The company said it processed more than 106 million disputes globally in 2025, a 35% increase since 2019. Fraud claims or customers not recognising transactions often trigger disputes, and teams typically handle them through manual, time-consuming processes.

Visa has divided the six new tools across the payments ecosystem, assigning three to merchants and three to issuers and acquirers, to reduce manual work, prevent disputes earlier, and improve decision-making through automation and data insights.

Tools for merchants and financial institutions: For merchants, Visa is rolling out systems to intercept disputes before they escalate, automate responses using generative AI, and provide clearer transaction details to reduce confusion over charges. An update to its Order Insight product will also allow merchants to submit additional evidence to banks in suspected fraud cases.

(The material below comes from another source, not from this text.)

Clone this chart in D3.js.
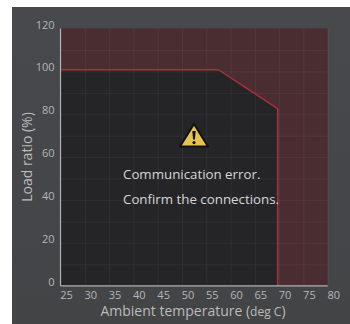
<!DOCTYPE html>
<html>
<head>
<meta charset="utf-8">
<script src="https://cdn.jsdelivr.net/npm/d3@7"></script>
<style>
    html, body { margin: 0; padding: 0; background: #fff; }
    svg { display: block; }
    text { font-family: "Open Sans", "Noto Sans", sans-serif; }
    .axis path { display: none; }
    .grid line { stroke: #fff; stroke-opacity: 0.05; }
    .tick-label text { fill: #b4b6b8; font-size: 11px; }
    .axis-title { fill: #b9bbbd; font-size: 14px; }
    .message { fill: #d6d6d6; font-size: 13.3px; }
</style>
</head>
<body>
<div id="chart"></div>
<script>
// Values
var tempTicks = [25, 30, 35, 40, 45, 50, 55, 60, 65, 70, 75, 80];
var loadTicks = [0, 20, 40, 60, 80, 100, 120];
var loadGrid = [10, 20, 30, 40, 50, 60, 70, 80, 90, 100, 110];
var limitTemp = [25, 57.5, 69.7, 69.7];
var limitLoad = [100.8, 100.8, 82.6, 0];
var messages = ["Communication error.", "Confirm the connections."];

var W = 350, H = 324;

var svg = d3.select("#chart").append("svg")
    .attr("width", W)
    .attr("height", H);

// Card background
var grad = svg.append("defs").append("linearGradient")
    .attr("id", "card")
    .attr("x1", 0).attr("y1", 0).attr("x2", 0).attr("y2", 1);
grad.append("stop").attr("offset", "0%").attr("stop-color", "#47494c");
grad.append("stop").attr("offset", "100%").attr("stop-color", "#434446");

svg.append("rect")
    .attr("x", 12)
    .attr("y", 7)
    .attr("width", W - 12)
    .attr("height", H - 7)
    .attr("fill", "url(#card)");

var margin = { top: 28.5, left: 60.5 };
var width = 267.2, height = 257.3;

var g = svg.append("g")
    .attr("transform", "translate(" + margin.left + "," + margin.top + ")");

// Scales
var x = d3.scaleLinear().domain([25, 80]).range([0, width]);
var y = d3.scaleLinear().domain([0, 120]).range([height, 0]);

// Over limit region
g.append("rect")
    .attr("width", width)
    .attr("height", height)
    .attr("fill", "#4a2d31");

// Safe region under the limit
var limitData = limitTemp.map(function(d, i) {
    return { temp: d, load: limitLoad[i] };
});

var area = d3.area()
    .x(function(d) { return x(d.temp); })
    .y0(y(0))
    .y1(function(d) { return y(d.load); });

g.append("path")
    .datum(limitData)
    .attr("d", area)
    .attr("fill", "#252528");

// Grid
g.append("g")
    .attr("class", "grid axis")
    .attr("transform", "translate(0," + height + ")")
    .call(d3.axisBottom(x).tickValues(tempTicks).tickSize(-height).tickFormat(""));

g.append("g")
    .attr("class", "grid axis")
    .call(d3.axisLeft(y).tickValues(loadGrid).tickSize(-width).tickFormat(""));

// Limit line
var line = d3.line()
    .x(function(d) { return x(d.temp); })
    .y(function(d) { return y(d.load); });

g.append("path")
    .datum(limitData)
    .attr("d", line)
    .attr("fill", "none")
    .attr("stroke", "#ab2f3a")
    .attr("stroke-width", 1.5);

// Axis lines
g.append("line")
    .attr("x1", 0).attr("x2", 0)
    .attr("y1", 0).attr("y2", height)
    .attr("stroke", "#b0b1b3")
    .attr("stroke-width", 1.2);

g.append("line")
    .attr("x1", 0).attr("x2", width)
    .attr("y1", height).attr("y2", height)
    .attr("stroke", "#b0b1b3")
    .attr("stroke-width", 1.2);

// Tick labels sit a little off their lines in the original
var xLabels = g.append("g")
    .attr("class", "tick-label axis")
    .attr("transform", "translate(5.5," + height + ")")
    .call(d3.axisBottom(x).tickValues(tempTicks).tickSize(0).tickPadding(5));

var yLabels = g.append("g")
    .attr("class", "tick-label axis")
    .attr("transform", "translate(-6,-4)")
    .call(d3.axisLeft(y).tickValues(loadTicks).tickSize(0).tickPadding(0));

xLabels.select(".domain").remove();
yLabels.select(".domain").remove();

// Axis titles
var xTitle = svg.append("text")
    .attr("class", "axis-title")
    .attr("x", 193)
    .attr("y", 316)
    .attr("text-anchor", "middle");
xTitle.append("tspan").text("Ambient temperature (");
xTitle.append("tspan").style("font-size", "12px").text("deg C");
xTitle.append("tspan").text(")");

svg.append("text")
    .attr("class", "axis-title")
    .attr("transform", "translate(32,157) rotate(-90)")
    .attr("text-anchor", "middle")
    .text("Load ratio (%)");

// Warning icon
var icon = svg.append("g").attr("transform", "translate(194,136)");
icon.append("path")
    .attr("d", "M0,-12L14,10.5L-14,10.5Z")
    .attr("fill", "#e6c350")
    .attr("stroke", "#111")
    .attr("stroke-width", 2)
    .attr("stroke-linejoin", "round");
icon.append("path")
    .attr("d", "M-1.7,-5L1.7,-5L0.9,3.5L-0.9,3.5Z")
    .attr("fill", "#111");
icon.append("circle")
    .attr("cy", 6.6)
    .attr("r", 1.6)
    .attr("fill", "#111");

// Error text
svg.selectAll(".message")
    .data(messages)
    .enter().append("text")
    .attr("class", "message")
    .attr("x", 123)
    .attr("y", function(d, i) { return 178.5 + i * 25; })
    .text(function(d) { return d; });
</script>
</body>
</html>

For issuers and acquirers, the tools focus on predictive AI for case analysis, automated document review, and a unified platform to manage disputes across card networks. Some features are already live, while others are expected later in 2026.

Andrew Torre, President of Value-Added Services at Visa, said the current system relies heavily on manual processes. “Some of the challenges are these back-office systems are still largely manual,” he said. “We really had to think differently about how we approach this at scale.”

He added that the company wants to reduce dispute growth. “We’d love to be able to see that growth rate come down.”

Wider AI push and emerging concerns: The move comes as financial institutions increasingly deploy AI to automate internal operations. In India, Razorpay recently launched AI tools to automate similar payment workflows, including dispute handling and recovery of failed transactions. These systems aim to reduce manual work but have also raised concerns about accuracy, potential misuse, and consumer protection risks such as AI-driven manipulation or pricing differences.

Industry experts say the shift reflects a broader structural issue. Sam Abadir, research director at IDC Financial Insights, has warned that institutions relying on fragmented workflows risk losing recoverable revenue while continuing to absorb avoidable costs.

Some of Visa’s tools are already available, while others will roll out through 2026, including a unified dispute management platform planned for North America.